Excellent letter in today’s Irish Examiner

We need party of national interest

Minister O’Reilly must be congratulated for his wisdom in announcing that the “burden” of cuts must fall on the “better paid” and not the sick and vulnerable.

However, for some strange reason he appears to have difficulty identifying the “better paid”. He, like the rest of his colleagues to date, seem to be searching for them in the wrong places.

His peers in the previous administration lacked the same powers of detection. Could it be that things ‘too close cannot be observed’ as the poet said? It might help Mr O’Reilly if he started by looking at the pay and expenses he and his colleagues enjoy and make comparison with the going rates in other European countries.

He might also factor in the size of our country and economy and the fact that we are effectively bankrupt and dependent on the benevolence of the ECB and the IMF. If he writes it down on two columns, it might help him to focus his mind.

To help him get underway, I suggest he make a sort of remuneration league table of heads of government worldwide. Where would the noble Enda come, he who so graciously accepted a pay cut of €20,000 that brought his salary down to a mere €200,000, leaving him with just over €70,000 or so more than the British and Swedish prime ministers, and even twice as well paid as the prime minister of Spain.

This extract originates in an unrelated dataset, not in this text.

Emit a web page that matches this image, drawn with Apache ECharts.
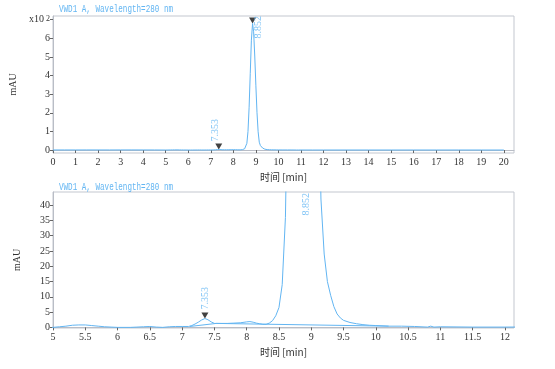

After that he can look at top professionals like doctors and administrators in the health service and compare them, like with like, with their European colleagues.

Only then, and when he and his colleagues do the right thing and the necessary thing, should they take their search for the “better paid” further afield.

Indeed if he really took this exercise with the seriousness it warrants, he might find himself considering a far more important point, which is the inexplicable quiescence of the Irish people in the face of two successive governments who stand unrivalled in modern times for their cowardice, crass insensitivity, greed and sheer neck.

There is a lethal vacuum in Irish politics at the moment, one that should be feared by both government and opposition. It cannot be filled by commentators and pundits.

The country is crying out for a new movement in politics, a party of national interest, that will field candidates in local and national elections and bring something back to Irish politics that seems to have died with the rise of Charles Haughey — a moral compass.